■ THE REQUEST
The data must be returned in full and exactly as given.

■ GIVEN MATERIAL
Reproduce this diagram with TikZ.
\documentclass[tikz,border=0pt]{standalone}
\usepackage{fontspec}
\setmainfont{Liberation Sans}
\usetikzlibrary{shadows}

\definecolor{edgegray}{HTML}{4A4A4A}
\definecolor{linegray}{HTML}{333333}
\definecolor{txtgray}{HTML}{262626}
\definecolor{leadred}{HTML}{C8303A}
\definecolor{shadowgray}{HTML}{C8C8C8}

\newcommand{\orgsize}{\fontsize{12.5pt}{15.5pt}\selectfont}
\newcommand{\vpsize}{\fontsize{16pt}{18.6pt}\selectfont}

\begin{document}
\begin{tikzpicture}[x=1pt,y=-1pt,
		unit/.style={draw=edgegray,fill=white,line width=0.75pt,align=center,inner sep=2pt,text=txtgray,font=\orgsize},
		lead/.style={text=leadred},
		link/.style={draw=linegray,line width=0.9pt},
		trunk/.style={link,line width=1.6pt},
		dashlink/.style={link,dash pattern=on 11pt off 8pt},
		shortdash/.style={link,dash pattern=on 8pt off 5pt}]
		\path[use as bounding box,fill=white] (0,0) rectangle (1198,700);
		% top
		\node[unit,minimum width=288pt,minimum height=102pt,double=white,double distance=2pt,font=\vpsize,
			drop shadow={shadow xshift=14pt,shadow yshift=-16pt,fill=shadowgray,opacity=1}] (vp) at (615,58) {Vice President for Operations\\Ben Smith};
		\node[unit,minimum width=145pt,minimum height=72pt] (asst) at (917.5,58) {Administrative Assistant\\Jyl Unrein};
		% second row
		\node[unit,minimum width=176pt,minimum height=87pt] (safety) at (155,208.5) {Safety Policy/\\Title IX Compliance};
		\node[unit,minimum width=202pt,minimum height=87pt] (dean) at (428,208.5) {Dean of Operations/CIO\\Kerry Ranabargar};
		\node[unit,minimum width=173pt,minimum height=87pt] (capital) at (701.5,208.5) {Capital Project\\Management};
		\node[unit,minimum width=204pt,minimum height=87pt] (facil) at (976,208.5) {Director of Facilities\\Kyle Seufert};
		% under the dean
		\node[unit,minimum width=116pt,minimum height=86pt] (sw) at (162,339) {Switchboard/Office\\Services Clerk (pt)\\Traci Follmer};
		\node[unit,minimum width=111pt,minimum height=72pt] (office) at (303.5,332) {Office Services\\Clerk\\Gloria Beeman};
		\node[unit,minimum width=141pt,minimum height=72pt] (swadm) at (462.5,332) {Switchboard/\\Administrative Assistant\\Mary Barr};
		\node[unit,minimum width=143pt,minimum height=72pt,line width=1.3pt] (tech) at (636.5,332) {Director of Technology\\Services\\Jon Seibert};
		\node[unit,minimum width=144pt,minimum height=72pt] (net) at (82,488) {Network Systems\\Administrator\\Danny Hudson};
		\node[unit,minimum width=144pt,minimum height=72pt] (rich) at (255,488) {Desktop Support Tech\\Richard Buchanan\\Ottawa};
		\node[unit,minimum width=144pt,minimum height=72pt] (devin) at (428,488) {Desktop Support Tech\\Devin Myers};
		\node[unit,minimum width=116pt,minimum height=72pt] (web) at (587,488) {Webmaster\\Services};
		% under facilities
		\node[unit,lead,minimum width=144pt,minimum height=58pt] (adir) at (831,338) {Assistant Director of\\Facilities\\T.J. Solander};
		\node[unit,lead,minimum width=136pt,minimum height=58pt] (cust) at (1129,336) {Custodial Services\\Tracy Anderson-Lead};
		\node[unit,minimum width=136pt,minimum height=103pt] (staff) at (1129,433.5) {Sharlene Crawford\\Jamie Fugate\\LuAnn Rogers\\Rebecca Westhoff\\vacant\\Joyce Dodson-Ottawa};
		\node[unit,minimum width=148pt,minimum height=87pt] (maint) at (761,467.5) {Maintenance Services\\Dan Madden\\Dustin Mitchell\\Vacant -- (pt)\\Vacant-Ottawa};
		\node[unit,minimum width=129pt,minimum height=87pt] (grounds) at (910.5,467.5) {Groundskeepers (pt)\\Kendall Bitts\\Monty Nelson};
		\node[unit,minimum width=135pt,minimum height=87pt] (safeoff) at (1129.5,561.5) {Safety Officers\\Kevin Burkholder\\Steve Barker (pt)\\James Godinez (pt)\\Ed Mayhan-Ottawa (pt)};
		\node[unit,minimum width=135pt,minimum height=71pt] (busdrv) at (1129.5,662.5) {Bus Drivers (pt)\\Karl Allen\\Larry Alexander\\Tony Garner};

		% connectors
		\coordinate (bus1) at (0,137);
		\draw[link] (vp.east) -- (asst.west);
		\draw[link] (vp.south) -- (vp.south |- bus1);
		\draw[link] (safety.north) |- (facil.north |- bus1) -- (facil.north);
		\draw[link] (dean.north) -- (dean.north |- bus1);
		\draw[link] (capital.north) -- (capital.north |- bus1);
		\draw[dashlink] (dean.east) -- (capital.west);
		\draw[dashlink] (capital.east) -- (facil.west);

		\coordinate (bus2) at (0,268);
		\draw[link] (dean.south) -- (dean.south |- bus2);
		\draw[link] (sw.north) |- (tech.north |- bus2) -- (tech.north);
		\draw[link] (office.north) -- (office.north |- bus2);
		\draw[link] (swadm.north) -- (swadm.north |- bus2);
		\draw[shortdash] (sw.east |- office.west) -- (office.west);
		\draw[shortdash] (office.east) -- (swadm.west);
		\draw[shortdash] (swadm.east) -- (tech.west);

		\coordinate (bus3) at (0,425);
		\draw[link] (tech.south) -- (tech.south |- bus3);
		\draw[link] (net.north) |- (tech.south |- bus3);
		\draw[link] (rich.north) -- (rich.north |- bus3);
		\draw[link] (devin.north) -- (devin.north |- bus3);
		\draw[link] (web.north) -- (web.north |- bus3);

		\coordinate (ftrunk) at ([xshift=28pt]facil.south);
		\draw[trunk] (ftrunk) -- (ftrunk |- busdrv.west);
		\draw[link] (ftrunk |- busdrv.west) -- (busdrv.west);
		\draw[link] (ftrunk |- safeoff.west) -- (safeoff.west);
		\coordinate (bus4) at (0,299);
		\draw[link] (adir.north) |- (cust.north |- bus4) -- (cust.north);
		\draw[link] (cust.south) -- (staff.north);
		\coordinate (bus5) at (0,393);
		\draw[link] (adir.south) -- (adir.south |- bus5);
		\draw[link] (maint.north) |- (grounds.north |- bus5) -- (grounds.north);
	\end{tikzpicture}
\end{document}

■ ANSWER
Reproduce this diagram with TikZ.
\documentclass[tikz,border=0pt]{standalone}
\usepackage{fontspec}
\setmainfont{Liberation Sans}
\usetikzlibrary{shadows}

\definecolor{edgegray}{HTML}{4A4A4A}
\definecolor{linegray}{HTML}{333333}
\definecolor{txtgray}{HTML}{262626}
\definecolor{leadred}{HTML}{C8303A}
\definecolor{shadowgray}{HTML}{C8C8C8}

\newcommand{\orgsize}{\fontsize{12.5pt}{15.5pt}\selectfont}
\newcommand{\vpsize}{\fontsize{16pt}{18.6pt}\selectfont}

\begin{document}
\begin{tikzpicture}[x=1pt,y=-1pt,
		unit/.style={draw=edgegray,fill=white,line width=0.75pt,align=center,inner sep=2pt,text=txtgray,font=\orgsize},
		lead/.style={text=leadred},
		link/.style={draw=linegray,line width=0.9pt},
		trunk/.style={link,line width=1.6pt},
		dashlink/.style={link,dash pattern=on 11pt off 8pt},
		shortdash/.style={link,dash pattern=on 8pt off 5pt}]
		\path[use as bounding box,fill=white] (0,0) rectangle (1198,700);
		% top
		\node[unit,minimum width=288pt,minimum height=102pt,double=white,double distance=2pt,font=\vpsize,
			drop shadow={shadow xshift=14pt,shadow yshift=-16pt,fill=shadowgray,opacity=1}] (vp) at (615,58) {Vice President for Operations\\Ben Smith};
		\node[unit,minimum width=145pt,minimum height=72pt] (asst) at (917.5,58) {Administrative Assistant\\Jyl Unrein};
		% second row
		\node[unit,minimum width=176pt,minimum height=87pt] (safety) at (155,208.5) {Safety Policy/\\Title IX Compliance};
		\node[unit,minimum width=202pt,minimum height=87pt] (dean) at (428,208.5) {Dean of Operations/CIO\\Kerry Ranabargar};
		\node[unit,minimum width=173pt,minimum height=87pt] (capital) at (701.5,208.5) {Capital Project\\Management};
		\node[unit,minimum width=204pt,minimum height=87pt] (facil) at (976,208.5) {Director of Facilities\\Kyle Seufert};
		% under the dean
		\node[unit,minimum width=116pt,minimum height=86pt] (sw) at (162,339) {Switchboard/Office\\Services Clerk (pt)\\Traci Follmer};
		\node[unit,minimum width=111pt,minimum height=72pt] (office) at (303.5,332) {Office Services\\Clerk\\Gloria Beeman};
		\node[unit,minimum width=141pt,minimum height=72pt] (swadm) at (462.5,332) {Switchboard/\\Administrative Assistant\\Mary Barr};
		\node[unit,minimum width=143pt,minimum height=72pt,line width=1.3pt] (tech) at (636.5,332) {Director of Technology\\Services\\Jon Seibert};
		\node[unit,minimum width=144pt,minimum height=72pt] (net) at (82,488) {Network Systems\\Administrator\\Danny Hudson};
		\node[unit,minimum width=144pt,minimum height=72pt] (rich) at (255,488) {Desktop Support Tech\\Richard Buchanan\\Ottawa};
		\node[unit,minimum width=144pt,minimum height=72pt] (devin) at (428,488) {Desktop Support Tech\\Devin Myers};
		\node[unit,minimum width=116pt,minimum height=72pt] (web) at (587,488) {Webmaster\\Services};
		% under facilities
		\node[unit,lead,minimum width=144pt,minimum height=58pt] (adir) at (831,338) {Assistant Director of\\Facilities\\T.J. Solander};
		\node[unit,lead,minimum width=136pt,minimum height=58pt] (cust) at (1129,336) {Custodial Services\\Tracy Anderson-Lead};
		\node[unit,minimum width=136pt,minimum height=103pt] (staff) at (1129,433.5) {Sharlene Crawford\\Jamie Fugate\\LuAnn Rogers\\Rebecca Westhoff\\vacant\\Joyce Dodson-Ottawa};
		\node[unit,minimum width=148pt,minimum height=87pt] (maint) at (761,467.5) {Maintenance Services\\Dan Madden\\Dustin Mitchell\\Vacant -- (pt)\\Vacant-Ottawa};
		\node[unit,minimum width=129pt,minimum height=87pt] (grounds) at (910.5,467.5) {Groundskeepers (pt)\\Kendall Bitts\\Monty Nelson};
		\node[unit,minimum width=135pt,minimum height=87pt] (safeoff) at (1129.5,561.5) {Safety Officers\\Kevin Burkholder\\Steve Barker (pt)\\James Godinez (pt)\\Ed Mayhan-Ottawa (pt)};
		\node[unit,minimum width=135pt,minimum height=71pt] (busdrv) at (1129.5,662.5) {Bus Drivers (pt)\\Karl Allen\\Larry Alexander\\Tony Garner};

		% connectors
		\coordinate (bus1) at (0,137);
		\draw[link] (vp.east) -- (asst.west);
		\draw[link] (vp.south) -- (vp.south |- bus1);
		\draw[link] (safety.north) |- (facil.north |- bus1) -- (facil.north);
		\draw[link] (dean.north) -- (dean.north |- bus1);
		\draw[link] (capital.north) -- (capital.north |- bus1);
		\draw[dashlink] (dean.east) -- (capital.west);
		\draw[dashlink] (capital.east) -- (facil.west);

		\coordinate (bus2) at (0,268);
		\draw[link] (dean.south) -- (dean.south |- bus2);
		\draw[link] (sw.north) |- (tech.north |- bus2) -- (tech.north);
		\draw[link] (office.north) -- (office.north |- bus2);
		\draw[link] (swadm.north) -- (swadm.north |- bus2);
		\draw[shortdash] (sw.east |- office.west) -- (office.west);
		\draw[shortdash] (office.east) -- (swadm.west);
		\draw[shortdash] (swadm.east) -- (tech.west);

		\coordinate (bus3) at (0,425);
		\draw[link] (tech.south) -- (tech.south |- bus3);
		\draw[link] (net.north) |- (tech.south |- bus3);
		\draw[link] (rich.north) -- (rich.north |- bus3);
		\draw[link] (devin.north) -- (devin.north |- bus3);
		\draw[link] (web.north) -- (web.north |- bus3);

		\coordinate (ftrunk) at ([xshift=28pt]facil.south);
		\draw[trunk] (ftrunk) -- (ftrunk |- busdrv.west);
		\draw[link] (ftrunk |- busdrv.west) -- (busdrv.west);
		\draw[link] (ftrunk |- safeoff.west) -- (safeoff.west);
		\coordinate (bus4) at (0,299);
		\draw[link] (adir.north) |- (cust.north |- bus4) -- (cust.north);
		\draw[link] (cust.south) -- (staff.north);
		\coordinate (bus5) at (0,393);
		\draw[link] (adir.south) -- (adir.south |- bus5);
		\draw[link] (maint.north) |- (grounds.north |- bus5) -- (grounds.north);
	\end{tikzpicture}
\end{document}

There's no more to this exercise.